-- Provided entries --
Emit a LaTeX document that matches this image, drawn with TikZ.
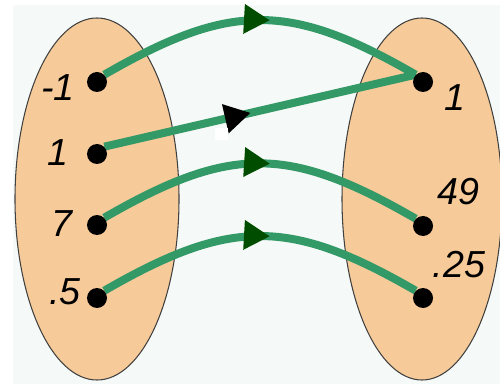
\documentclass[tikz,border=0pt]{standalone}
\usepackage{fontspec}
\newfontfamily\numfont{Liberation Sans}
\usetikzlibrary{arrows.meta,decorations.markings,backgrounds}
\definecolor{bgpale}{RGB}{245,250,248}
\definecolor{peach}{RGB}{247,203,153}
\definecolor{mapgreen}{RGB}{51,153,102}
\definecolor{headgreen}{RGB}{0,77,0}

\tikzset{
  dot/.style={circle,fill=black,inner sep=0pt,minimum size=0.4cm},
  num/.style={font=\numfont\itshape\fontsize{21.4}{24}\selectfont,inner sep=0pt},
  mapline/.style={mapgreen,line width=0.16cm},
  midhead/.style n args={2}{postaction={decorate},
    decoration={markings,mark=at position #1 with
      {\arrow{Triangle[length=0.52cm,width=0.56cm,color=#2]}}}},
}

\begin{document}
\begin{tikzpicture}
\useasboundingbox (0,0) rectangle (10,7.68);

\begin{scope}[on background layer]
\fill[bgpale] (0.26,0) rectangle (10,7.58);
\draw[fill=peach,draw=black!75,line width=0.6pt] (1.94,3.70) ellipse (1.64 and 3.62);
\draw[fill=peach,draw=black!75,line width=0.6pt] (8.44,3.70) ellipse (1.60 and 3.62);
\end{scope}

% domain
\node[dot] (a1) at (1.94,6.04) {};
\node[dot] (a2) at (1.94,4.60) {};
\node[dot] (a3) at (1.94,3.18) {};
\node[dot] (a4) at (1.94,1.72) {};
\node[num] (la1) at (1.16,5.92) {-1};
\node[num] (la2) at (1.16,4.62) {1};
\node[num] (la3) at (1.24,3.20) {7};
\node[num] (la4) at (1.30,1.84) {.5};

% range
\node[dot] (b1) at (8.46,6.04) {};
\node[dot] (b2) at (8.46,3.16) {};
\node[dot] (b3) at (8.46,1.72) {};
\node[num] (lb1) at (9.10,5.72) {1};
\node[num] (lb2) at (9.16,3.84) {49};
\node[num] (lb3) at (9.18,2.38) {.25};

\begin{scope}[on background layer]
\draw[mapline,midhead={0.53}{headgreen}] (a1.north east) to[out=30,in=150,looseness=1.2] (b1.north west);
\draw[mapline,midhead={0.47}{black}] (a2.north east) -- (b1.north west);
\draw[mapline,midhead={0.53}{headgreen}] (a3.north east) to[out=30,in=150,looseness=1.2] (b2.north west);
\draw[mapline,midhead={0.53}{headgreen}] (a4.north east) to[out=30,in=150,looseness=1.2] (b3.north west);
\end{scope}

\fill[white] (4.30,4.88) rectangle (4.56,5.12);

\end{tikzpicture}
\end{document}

* * *

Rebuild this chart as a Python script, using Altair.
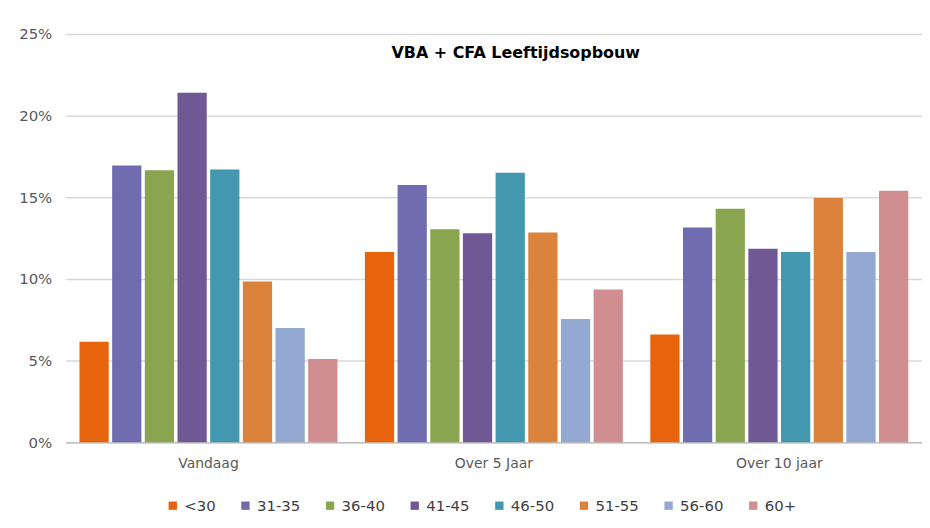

-- Exercise instructions --
Go back to the lines above and output, exactly as they stand, the ones from the line containing "Emit a LaTeX" to the line containing "(0,0) rectangle (10,7.68);". Leave all pictures behind.

-- Full output --
Emit a LaTeX document that matches this image, drawn with TikZ.
\documentclass[tikz,border=0pt]{standalone}
\usepackage{fontspec}
\newfontfamily\numfont{Liberation Sans}
\usetikzlibrary{arrows.meta,decorations.markings,backgrounds}
\definecolor{bgpale}{RGB}{245,250,248}
\definecolor{peach}{RGB}{247,203,153}
\definecolor{mapgreen}{RGB}{51,153,102}
\definecolor{headgreen}{RGB}{0,77,0}

\tikzset{
  dot/.style={circle,fill=black,inner sep=0pt,minimum size=0.4cm},
  num/.style={font=\numfont\itshape\fontsize{21.4}{24}\selectfont,inner sep=0pt},
  mapline/.style={mapgreen,line width=0.16cm},
  midhead/.style n args={2}{postaction={decorate},
    decoration={markings,mark=at position #1 with
      {\arrow{Triangle[length=0.52cm,width=0.56cm,color=#2]}}}},
}

\begin{document}
\begin{tikzpicture}
\useasboundingbox (0,0) rectangle (10,7.68);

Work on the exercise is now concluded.